The Pakistan government has increased sales tax from 17% to 25% on 33 categories of goods including decorative items, high-end mobile phones, imported food, and other products, as the cash-strapped country was taking steps to unlock the USD 1.1 billion tranche of funding from the IMF.
The International Monetary Fund (IMF) is refusing to release the USD 1.1 billion tranche under the USD 7 billion loan facility unless crucial decisions are made by the government and implemented.
Pakistan's Federal Board of Revenue (FBR) issued a notice to implement the last part of the ₹170 billion tax revenue measures with effect from Wednesday, March 8.
1) Aerated water and juices
2) Confectionary items
3) Vehicles in CBU condition
4) Sanitary and bathroom wares
5) Carpets (excluding those from Afghanistan)

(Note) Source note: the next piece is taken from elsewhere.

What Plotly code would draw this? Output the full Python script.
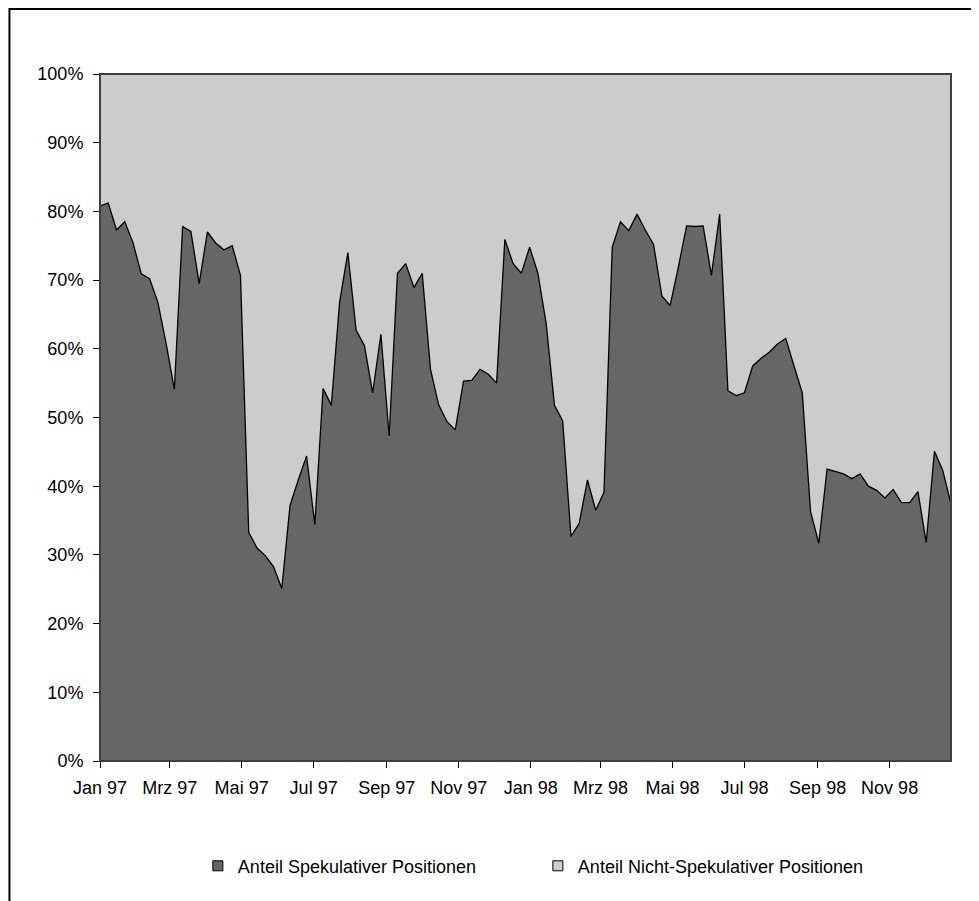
import pandas as pd
import plotly.graph_objects as go

# weekly reporting dates (Tuesdays), Jan 97 - Dec 98
dates = pd.date_range("1997-01-07", periods=104, freq="7D")

spekulativ = [
    80.8, 81.2, 77.3, 78.5, 75.4, 70.9, 70.2, 66.8, 60.8, 54.1,
    77.8, 77.1, 69.5, 77.0, 75.4, 74.4, 75.0, 70.7, 33.3, 31.0,
    29.9, 28.3, 25.1, 37.2, 40.9, 44.4, 34.4, 54.2, 51.8, 66.8,
    74.0, 62.7, 60.5, 53.6, 62.1, 47.3, 71.0, 72.4, 68.9, 71.0,
    57.0, 51.8, 49.4, 48.2, 55.3, 55.4, 57.0, 56.3, 55.0, 75.9,
    72.4, 71.0, 74.8, 71.0, 63.7, 51.8, 49.5, 32.7, 34.6, 40.9,
    36.5, 39.1, 74.8, 78.5, 77.2, 79.6, 77.3, 75.2, 67.7, 66.3,
    71.9, 77.9, 77.8, 77.9, 70.7, 79.6, 53.9, 53.2, 53.6, 57.5,
    58.6, 59.5, 60.7, 61.5, 57.5, 53.6, 36.3, 31.7, 42.5, 42.2,
    41.8, 41.1, 41.8, 40.0, 39.4, 38.3, 39.5, 37.6, 37.6, 39.2,
    31.8, 45.1, 42.3, 37.4,
]

nicht_spekulativ = [
    19.2, 18.8, 22.7, 21.5, 24.6, 29.1, 29.8, 33.2, 39.2, 45.9,
    22.2, 22.9, 30.5, 23.0, 24.6, 25.6, 25.0, 29.3, 66.7, 69.0,
    70.1, 71.7, 74.9, 62.8, 59.1, 55.6, 65.6, 45.8, 48.2, 33.2,
    26.0, 37.3, 39.5, 46.4, 37.9, 52.7, 29.0, 27.6, 31.1, 29.0,
    43.0, 48.2, 50.6, 51.8, 44.7, 44.6, 43.0, 43.7, 45.0, 24.1,
    27.6, 29.0, 25.2, 29.0, 36.3, 48.2, 50.5, 67.3, 65.4, 59.1,
    63.5, 60.9, 25.2, 21.5, 22.8, 20.4, 22.7, 24.8, 32.3, 33.7,
    28.1, 22.1, 22.2, 22.1, 29.3, 20.4, 46.1, 46.8, 46.4, 42.5,
    41.4, 40.5, 39.3, 38.5, 42.5, 46.4, 63.7, 68.3, 57.5, 57.8,
    58.2, 58.9, 58.2, 60.0, 60.6, 61.7, 60.5, 62.4, 62.4, 60.8,
    68.2, 54.9, 57.7, 62.6,
]

tick_dates = ["1997-01-07", "1997-03-07", "1997-05-07", "1997-07-07", "1997-09-07", "1997-11-07",
              "1998-01-07", "1998-03-07", "1998-05-07", "1998-07-07", "1998-09-07", "1998-11-07"]
tick_text = ["Jan 97", "Mrz 97", "Mai 97", "Jul 97", "Sep 97", "Nov 97",
             "Jan 98", "Mrz 98", "Mai 98", "Jul 98", "Sep 98", "Nov 98"]

names = ["Anteil Spekulativer Positionen", "Anteil Nicht-Spekulativer Positionen"]
colors = ["#666666", "#cccccc"]

fig = go.Figure()
fig.add_trace(go.Scatter(
    x=dates, y=spekulativ, name=names[0], showlegend=False,
    mode="lines", stackgroup="one", groupnorm="percent",
    line=dict(color="black", width=1.3), fillcolor=colors[0],
))
fig.add_trace(go.Scatter(
    x=dates, y=nicht_spekulativ, name=names[1], showlegend=False,
    mode="lines", stackgroup="one",
    line=dict(color=colors[1], width=0), fillcolor=colors[1],
))
# legend entries with square keys
for n, c in zip(names, colors):
    fig.add_trace(go.Scatter(
        x=[None], y=[None], name=n, mode="markers",
        marker=dict(symbol="square", size=10, color=c, line=dict(color="black", width=1)),
    ))

# outer chart frame and plot area border
fig.add_shape(type="rect", xref="paper", yref="paper", x0=-0.1064, x1=1.06, y0=-0.25, y1=1.0946,
              line=dict(color="black", width=2), layer="above")
fig.add_shape(type="rect", xref="paper", yref="paper", x0=0, x1=1, y0=0, y1=1,
              line=dict(color="#404040", width=2), layer="above")

fig.update_layout(
    width=979, height=901,
    margin=dict(l=92, r=36, t=66, b=148),
    paper_bgcolor="white", plot_bgcolor="#cccccc",
    font=dict(family="Liberation Sans, Arial, sans-serif", size=18, color="black"),
    showlegend=True,
    legend=dict(orientation="h", x=0.115, xanchor="left", y=-0.153, yanchor="middle",
                entrywidth=295, entrywidthmode="pixels", itemwidth=30,
                traceorder="normal", font=dict(size=18)),
    xaxis=dict(
        type="date", range=["1997-01-07", "1998-12-29"],
        tickvals=tick_dates, ticktext=tick_text,
        ticks="outside", ticklen=6, tickcolor="black", ticklabelstandoff=4,
        showline=True, linecolor="black", linewidth=1,
        showgrid=False, zeroline=False,
    ),
    yaxis=dict(
        range=[0, 100], tickvals=list(range(0, 101, 10)),
        ticktext=[f"{v}%" for v in range(0, 101, 10)],
        ticks="outside", ticklen=6, tickcolor="black", ticklabelstandoff=6,
        showline=True, linecolor="black", linewidth=1,
        showgrid=False, zeroline=False,
    ),
)

fig.write_html("out.html")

6) Chandeliers and lighting devices
7) Chocolates
8) Cigarettes and cigars
9) Ready-to-use cereals
10) Cosmetics and shaving items
11) Tissue papers
12) Kitchenware and household items
13) Decorations or ornamental articles, articles of jewelry, wristwatches
14) Dog and cat food
15) Doors and window frames
16) Fishes
17) Footwear
18) Fruits and dry fruits
19) Furniture
20) Home Appliances
21) Ice cream, jam, jellies
22) Leather jackets
23) Mattress and sleeping bags
24) Fresh, chilled, frozen meat
25) Musical instruments
26) Pasta, tomato catchup, sauces
27) Arms and ammunition excluding defense stores
28) Shampoos
29) Sunglasses, traveling bags, and suitcases
30) A ship, or aircraft for private use
The pkrevenue report also mentioned that the country has also slapped 25% sales tax on import of mobile phones valuing above $500 per piece.
Apart from these commodities, 25% GST has also been imposed on three categories of locally manufactured goods which include locally manufactured or assembled SUVs and CUVs, locally manufactured or assembled vehicles having engine capacity of 1,400cc and above, and locally manufactured or assembled double cabin (4x4) pick-up vehicles.
The FBR has estimated that it can fetch ₹7 billion by raising taxes on imported luxury goods and ₹4 billion on locally manufactured vehicles in Pakistan.
Pakistan has already taken most of the other prior actions, which included hikes in fuel and energy tariffs, the withdrawal of subsidies in export and power sectors, and generating more revenues through new taxation in a supplementary budget.
On the IMF's behest, Pakistan unveiled a mini-budget on February 21, raising the GST rate from 17% to 18% to fetch additional tax revenues of ₹170 billion to unlock the IMF tranche, the report said.
Pakistan and the IMF have been holding virtual talks after the two sides held ten days of intensive negotiations with an IMF delegation in Islamabad from January 31 to February 9, which failed to reach an agreement on the USD 1.1 billion tranche of funding from the global lender.
Finance Minister Ishaq Dar vowed on Thursday that the government was “absolutely committed” to completing the current USD 7 billion bailout program with the IMF, indicating that Pakistan could sign the staff-level agreement with the global lender this week.